While it is most efficient to add columns to the CifBlock
and then
bind them together once into a loop, it is possible to add a new row
into an existing loop using the AddPacket(packet)
method of CifLoopBlock
objects:
aloop = mycif['testblock'].GetLoop('_item_7')
template = aloop.GetKeyedPacket('_item_7','d')
template._item_5 = '5'
template._item_7 = 'e'
template._item_6 = '9'
aloop.AddPacket(template)
Note we use an existing packet as a template in this example. If
you wish to create a packet from scratch, you should instantiate
a StarPacket
:
from CifFile import StarFile #installed with PyCIFRW
newpack = StarFile.StarPacket()
newpack._item_5 = '5'
...
aloop.AddPacket(newpack)
Note that an error will be raised when calling AddPacket
if the
packet attributes do not exactly match the item names in the
loop.
A packet may be removed using the RemoveKeyedPacket
method, which
chooses the packet to be removed based on the value of the given
dataname:
aloop.RemoveKeyedPacket('_item_7','a')
The CifFile
method WriteOut
returns a string which may be passed
to an open file descriptor:
outfile = open("mycif.cif")
outfile.write(cf.WriteOut())
Or the built-in Python str()
function can be used:
outfile.write(str(cf))
WriteOut
takes an optional keyword argument, comment
, which should be a
string containing a comment which will be placed at the top of
the output file. This comment string must already contain #
characters at the beginning of lines:
outfile.write(cf.WriteOut("#This is a test file"))

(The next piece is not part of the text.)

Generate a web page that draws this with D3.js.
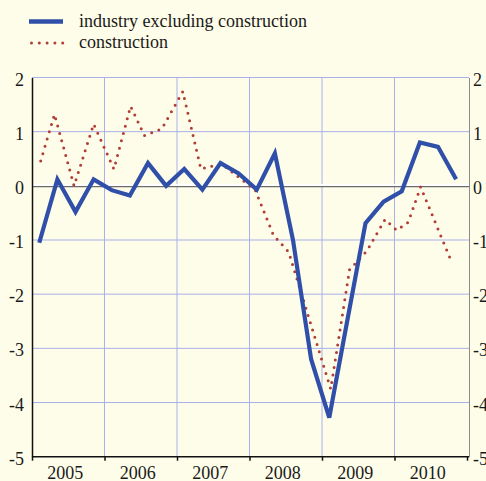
<!DOCTYPE html>
<html>
<head>
<meta charset="utf-8">
<script src="https://cdn.jsdelivr.net/npm/d3@7"></script>
<style>
  body { margin: 0; background: #fefde9; }
  svg { display: block; }
  svg text { font-family: "Liberation Serif", "DejaVu Serif", serif !important; }
</style>
</head>
<body>
<svg id="chart"></svg>
<script>
// series names
const seriesNames = ["industry excluding construction", "construction"];

// year bands on the x axis
const years = [2005, 2006, 2007, 2008, 2009, 2010];
const yTicks = [2, 1, 0, -1, -2, -3, -4, -5];

// industry excluding construction, quarterly (Q1..Q4 per year)
const industryQuarters = years.flatMap(yr => [1, 2, 3, 4].map(q => ({ yr, q })));
const industryValues = [
  -1.05, 0.12, -0.48, 0.12,
  -0.08, -0.18, 0.42, 0.0,
  0.31, -0.07, 0.42, 0.23,
  -0.07, 0.6, -1.0, -3.2,
  -4.28, -2.48, -0.69, -0.29,
  -0.1, 0.8, 0.72, 0.12
];

// construction, turning points (decimal years)
const constructionTimes = [
  2005.12, 2005.31, 2005.58, 2005.85, 2006.13, 2006.36, 2006.55, 2006.79,
  2007.08, 2007.33, 2007.58, 2007.65, 2008.08, 2008.33, 2008.54, 2009.12,
  2009.38, 2009.62, 2009.87, 2010.03, 2010.19, 2010.36, 2010.78
];
const constructionValues = [
  0.46, 1.32, 0.0, 1.14, 0.31, 1.47, 0.93, 1.05,
  1.74, 0.31, 0.40, 0.37, -0.08, -0.91, -1.22, -3.75,
  -1.55, -1.2, -0.62, -0.82, -0.67, -0.02, -1.38
];

const width = 486, height = 481;
const blue = "#2f4fa9", red = "#b23d36", grid = "#a9b0ea";
const serif = "'Liberation Serif', 'DejaVu Serif', serif";

const svg = d3.select("#chart").attr("width", width).attr("height", height);

const x = d3.scaleLinear().domain([2005, 2011]).range([32, 467]);
const y = d3.scaleLinear().domain([-5, 2]).range([456.7, 77.5]);

// horizontal grid
svg.append("g")
  .selectAll("line")
  .data(yTicks.filter(d => d !== 0 && d !== -5))
  .join("line")
  .attr("x1", 32).attr("x2", 469)
  .attr("y1", d => y(d)).attr("y2", d => y(d))
  .attr("stroke", grid).attr("stroke-width", 1);

// vertical grid at year boundaries
svg.append("g")
  .selectAll("line")
  .data(years.slice(1))
  .join("line")
  .attr("x1", d => x(d)).attr("x2", d => x(d))
  .attr("y1", y(2)).attr("y2", y(-5))
  .attr("stroke", grid).attr("stroke-width", 1);

// zero line
svg.append("rect")
  .attr("x", 32).attr("width", 437)
  .attr("y", y(0) - 2).attr("height", 2)
  .attr("fill", "#ffffff");
svg.append("line")
  .attr("x1", 32).attr("x2", 469)
  .attr("y1", y(0) + 0.8).attr("y2", y(0) + 0.8)
  .attr("stroke", "#6b6b6b").attr("stroke-width", 1.4);

// axes
const leftAxis = svg.append("g")
  .attr("transform", "translate(32,0)")
  .call(d3.axisLeft(y).tickValues(yTicks).tickSize(0).tickPadding(8).tickFormat(d => String(d)));
leftAxis.select(".domain").attr("stroke", "#111").attr("stroke-width", 1.5);

const rightAxis = svg.append("g")
  .attr("transform", "translate(469,0)")
  .call(d3.axisRight(y).tickValues(yTicks).tickSize(0).tickPadding(4).tickFormat(d => String(d)));
rightAxis.select(".domain").attr("stroke", "#8a8a8a").attr("stroke-width", 1);

[leftAxis, rightAxis].forEach(a => {
  a.attr("font-family", serif).attr("font-size", 18);
  a.selectAll("text")
    .attr("fill", "#1a1a1a")
    .style("font-family", serif)
    .attr("dy", "0.42em");
});

const bottomAxis = svg.append("g")
  .attr("transform", `translate(0,${y(-5)})`)
  .call(d3.axisBottom(x).tickValues(years.concat([2011])).tickSize(4).tickFormat(""));
bottomAxis.select(".domain").attr("stroke", "#111").attr("stroke-width", 1.5)
  .attr("d", `M32,0H469`);
bottomAxis.selectAll(".tick line").attr("stroke", "#111").attr("stroke-width", 1.5);

svg.append("g")
  .selectAll("text")
  .data(years)
  .join("text")
  .attr("x", d => x(d + 0.5) - 3)
  .attr("y", 479)
  .attr("text-anchor", "middle")
  .attr("font-size", 18)
  .style("font-family", serif)
  .attr("fill", "#1a1a1a")
  .text(d => d);

// construction (dotted)
const constructionLine = d3.line()
  .x((d, i) => x(constructionTimes[i]))
  .y(d => y(d));
svg.append("path")
  .datum(constructionValues)
  .attr("d", constructionLine)
  .attr("fill", "none")
  .attr("stroke", red)
  .attr("stroke-width", 3)
  .attr("stroke-linecap", "round")
  .attr("stroke-dasharray", "0,7.6");

// industry excluding construction
const industryLine = d3.line()
  .x((d, i) => x(industryQuarters[i].yr + (industryQuarters[i].q - 0.6) / 4))
  .y(d => y(d));
svg.append("path")
  .datum(industryValues)
  .attr("d", industryLine)
  .attr("fill", "none")
  .attr("stroke", blue)
  .attr("stroke-width", 4.2)
  .attr("stroke-linejoin", "miter");

// legend
const legend = svg.append("g");
legend.append("line")
  .attr("x1", 29).attr("x2", 63).attr("y1", 21.5).attr("y2", 21.5)
  .attr("stroke", blue).attr("stroke-width", 4.5);
legend.append("line")
  .attr("x1", 31.5).attr("x2", 63).attr("y1", 43).attr("y2", 43)
  .attr("stroke", red).attr("stroke-width", 3)
  .attr("stroke-linecap", "round").attr("stroke-dasharray", "0,7.8");
legend.selectAll("text")
  .data(seriesNames)
  .join("text")
  .attr("x", 79)
  .attr("y", (d, i) => 27 + i * 21)
  .attr("font-size", 18)
  .style("font-family", serif)
  .attr("fill", "#1a1a1a")
  .text(d => d);
</script>
</body>
</html>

Two additional keyword arguments control line length in the output
file: wraplength
and maxoutlength
. Lines in the output file are
guaranteed to be shorter than maxoutlength
characters, and PyCIFRW
will additionally insert a line break if putting two data values or a
dataname/datavalue pair together on the same line would exceed
wraplength
. In other words, unless data values are longer than
maxoutlength
characters long, no line breaks will be inserted into
those datavalues the output file. By default, wraplength = 80
and
maxoutlength = 2048
. Note that the CIF line folding protocol is
used, which makes wrapping of long datavalues reversible.
These values may be set on a per block basis by calling the
SetOutputLength
method of the block.
The order of output of items within a CifFile
or CifBlock
is
specified using the ChangeItemOrder
method (see above). The
default order is the order that items were first added in to
the CifFile
/CifBlock
. Note that this order is not guaranteed
to be the order in which they appear in the input file.

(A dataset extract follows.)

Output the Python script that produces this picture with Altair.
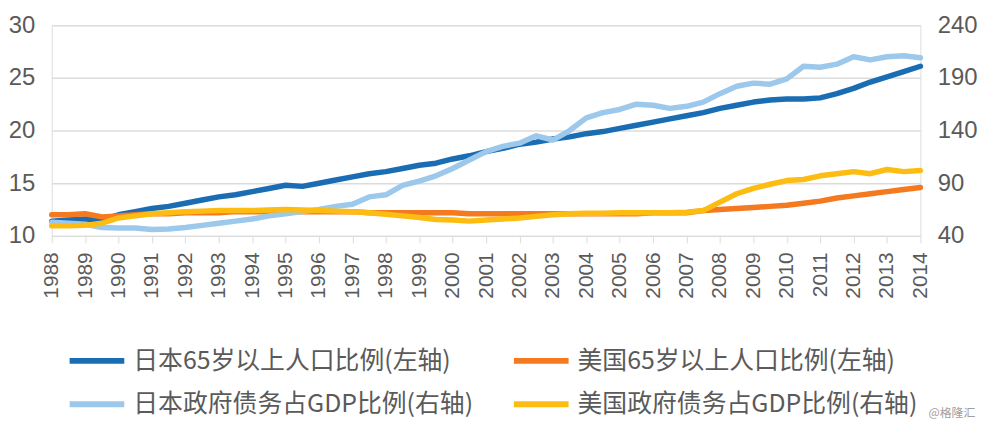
import altair as alt
import pandas as pd

# half-year time grid 1988.0 ... 2014.0
periods = [1988 + i / 2 for i in range(53)]

japan_65 = [11.4, 11.5, 11.6, 11.5, 12.0, 12.3, 12.6, 12.8, 13.1, 13.4,
            13.7, 13.9, 14.2, 14.5, 14.8, 14.7, 15.0, 15.3, 15.6, 15.9,
            16.1, 16.4, 16.7, 16.9, 17.3, 17.6, 18.0, 18.3, 18.7, 18.9,
            19.2, 19.4, 19.7, 19.9, 20.2, 20.5, 20.8, 21.1, 21.4, 21.7,
            22.1, 22.4, 22.7, 22.9, 23.0, 23.0, 23.1, 23.5, 24.0, 24.6,
            25.1, 25.6, 26.1]

us_65 = [12.0, 12.0, 12.1, 11.8, 11.9, 12.0, 12.1, 12.1, 12.2, 12.2,
         12.2, 12.3, 12.3, 12.3, 12.3, 12.3, 12.3, 12.3, 12.3, 12.2,
         12.2, 12.2, 12.2, 12.2, 12.2, 12.1, 12.1, 12.1, 12.1, 12.1,
         12.1, 12.1, 12.1, 12.1, 12.1, 12.1, 12.2, 12.2, 12.2, 12.4,
         12.5, 12.6, 12.7, 12.8, 12.9, 13.1, 13.3, 13.6, 13.8, 14.0,
         14.2, 14.4, 14.6]

japan_debt = [53, 52, 51, 48, 47.5, 47.5, 46, 46.5, 48, 50,
              52, 54, 56, 59, 61, 63, 65, 68, 70, 77,
              79, 88, 92, 97, 104, 112, 120, 125, 128, 135,
              131, 140, 152, 157, 160, 165, 164, 161, 163, 167,
              175, 182, 185, 184, 189, 201, 200, 203, 210, 207,
              210, 211, 209]

us_debt = [49.5, 49.5, 50, 52, 57, 59, 61, 62, 63, 63.5,
           64, 64, 64, 64.5, 65, 64.5, 64, 63.5, 63, 62,
           60.5, 59, 57.5, 55.5, 55, 54, 55, 56, 57, 58.5,
           60, 61, 61.5, 61.5, 62, 62, 62, 62, 62.5, 64,
           72, 80, 85, 89, 92.5, 93.5, 97, 99, 101, 99,
           103, 101, 102]

series_names = ["日本65岁以上人口比例(左轴)", "美国65岁以上人口比例(左轴)",
                "日本政府债务占GDP比例(右轴)", "美国政府债务占GDP比例(右轴)"]
series_colors = ["#1a6db3", "#f5791f", "#9cc8ec", "#fcbc12"]
# legend fills column by column: first column Japan, second column US
legend_order = [series_names[0], series_names[2], series_names[1], series_names[3]]

left_ticks = [10, 15, 20, 25, 30]
right_ticks = [40, 90, 140, 190, 240]
year_ticks = list(range(1988, 2015))

left_df = pd.concat([
    pd.DataFrame({"t": periods, "v": japan_65, "s": series_names[0]}),
    pd.DataFrame({"t": periods, "v": us_65, "s": series_names[1]}),
])
right_df = pd.concat([
    pd.DataFrame({"t": periods, "v": japan_debt, "s": series_names[2]}),
    pd.DataFrame({"t": periods, "v": us_debt, "s": series_names[3]}),
])

label_color = "#5a5a5a"
grid_color = "#dcdcdc"

x_enc = alt.X("t:Q", scale=alt.Scale(domain=[1988, 2014], nice=False, zero=False),
              axis=alt.Axis(values=year_ticks, format="d", labelAngle=270,
                            labelFontSize=21, labelColor=label_color,
                            labelFont="Liberation Sans", labelFlush=False,
                            labelOverlap=False, labelPadding=9, tickSize=7,
                            tickColor=grid_color, domainColor=grid_color,
                            grid=False, title=None))

color_enc = alt.Color("s:N", scale=alt.Scale(domain=series_names, range=series_colors),
                      legend=alt.Legend(title=None, orient="none", legendX=15, legendY=307,
                                        values=legend_order,
                                        columns=2, columnPadding=28, rowPadding=-18,
                                        symbolType="stroke", symbolSize=3025,
                                        symbolStrokeWidth=6, labelFontSize=25,
                                        labelFont="Noto Sans CJK SC", labelColor=label_color,
                                        labelOffset=6, padding=0, labelLimit=600))

line_style = dict(strokeWidth=5.5, strokeCap="round", strokeJoin="round")

left = alt.Chart(left_df).mark_line(**line_style).encode(
    x=x_enc,
    y=alt.Y("v:Q", scale=alt.Scale(domain=[10, 30], nice=False, zero=False),
            axis=alt.Axis(values=left_ticks, orient="left", grid=True, gridColor=grid_color,
                          gridWidth=1.5, domain=False, ticks=False, labelFontSize=24,
                          labelColor=label_color, labelFont="Liberation Sans",
                          labelPadding=17, labelFlush=False, title=None)),
    color=color_enc,
    detail="s:N",
)

right = alt.Chart(right_df).mark_line(**line_style).encode(
    x=x_enc,
    y=alt.Y("v:Q", scale=alt.Scale(domain=[40, 240], nice=False, zero=False),
            axis=alt.Axis(values=right_ticks, orient="right", grid=False, domain=False,
                          ticks=False, labelFontSize=24, labelColor=label_color,
                          labelFont="Liberation Sans", labelPadding=17,
                          labelFlush=False, title=None)),
    color=color_enc,
    detail="s:N",
)

watermark = alt.Chart(pd.DataFrame({"txt": ["@格隆汇"]})).mark_text(
    align="left", baseline="middle", fontSize=12, color="#a0a0a0",
    font="Noto Sans CJK SC").encode(
    text="txt:N", x=alt.value(882), y=alt.value(390))

chart = alt.layer(left, right, watermark).resolve_scale(y="independent").properties(
    width=874, height=212,
    autosize=alt.AutoSizeParams(type="none"),
    padding={"left": 44, "top": 16, "right": 72, "bottom": 188},
).configure_view(stroke=None).configure(background="white")

chart.save("out.html", embed_options={"renderer": "svg", "actions": False})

If you want precise control of the layout of your CIF file, you can
pass a template file to the CifBlock.process_template
method. A
'template' is a CIF file containing a
single block, where the datanames are laid out in the way that the
user desires. The layout elements that are picked up from this template are:
- order (overrides current order of
CifBlock
) - column position of datavalues (only the first row of a loop block is inspected)
- delimiters
- If a semicolon-delimited string outside a loop contains 3 or more spaces in a row at the beginning of a line, that datavalue will be wrapped and indented by the same amount on output
Constraints on the template:
- There should only ever be one dataname on each line
loop_
and anddatablock
tokens should appear as the only non-blank characters on their lines- Comments are flagged by a '#' as the first character in the line
- Blank lines are acceptable (and ignored)
- The dummy datavalues should use only alphanumeric characters
- Semicolon-delimited strings are not allowed in loops
After calling process_template
with the template file as the
argument, subsequent calls to WriteOut
will respect the template
information, and revert to default behaviour for any datanames that
were not found in the template. Templating is most useful when
formatting CIF dictionaries which are read heavily by
human readers, and have many (thousands!) of datablocks, each
containing the same limited number of datanames.
CIF files are output by default in CIF2 grammar, but with the
CIF2-only triple quotes avoided unless explicitly requested through a
template. Therefore, as long as CIF2-only datastructures (lists and
tables) are absent, the output CIF files will conform to 1.0,1.1 and
2.0 grammar. The grammar of the output files can be changed by
calling CifFile.set_grammar
with the choices being 1.0
,1.1
,2.0
or
STAR2
.
The ValidCifFile class is deprecated and will be removed in a future version.
A program which uses PyCIFRW for validation, validate_cif.py
, is
included in the distribution in the Programs
subdirectory. It
will validate a CIF file (including dictionaries) against one or
more dictionaries which may be specified by name and version or
as a filename on the local disk. If name and version are
specified, the IUCr canonical registry or a local registry is
used to find the dictionary and download it if necessary.
python validate_cif.py [options] ciffile
--version show version number and exit
-h,--help print short help message
-d dirname directory to find/store dictionary files
-f dictname filename of locally-stored dictionary
-u version dictionary version to resolve using registry
-n name dictionary name to resolve using registry
-s store downloaded dictionary locally (default True)
-c fetch and use canonical registry from IUCr
-r registry location of registry as filename or URL
-t The file to be checked is itself a DDL2 dictionary
The source files are in a literate programming format (noweb) with file extension .nw. HTML documentation generated from these files and containing both code and copious comments is included in the downloaded package. Details of interpretation of the current standards as relates to validation can be found in these files.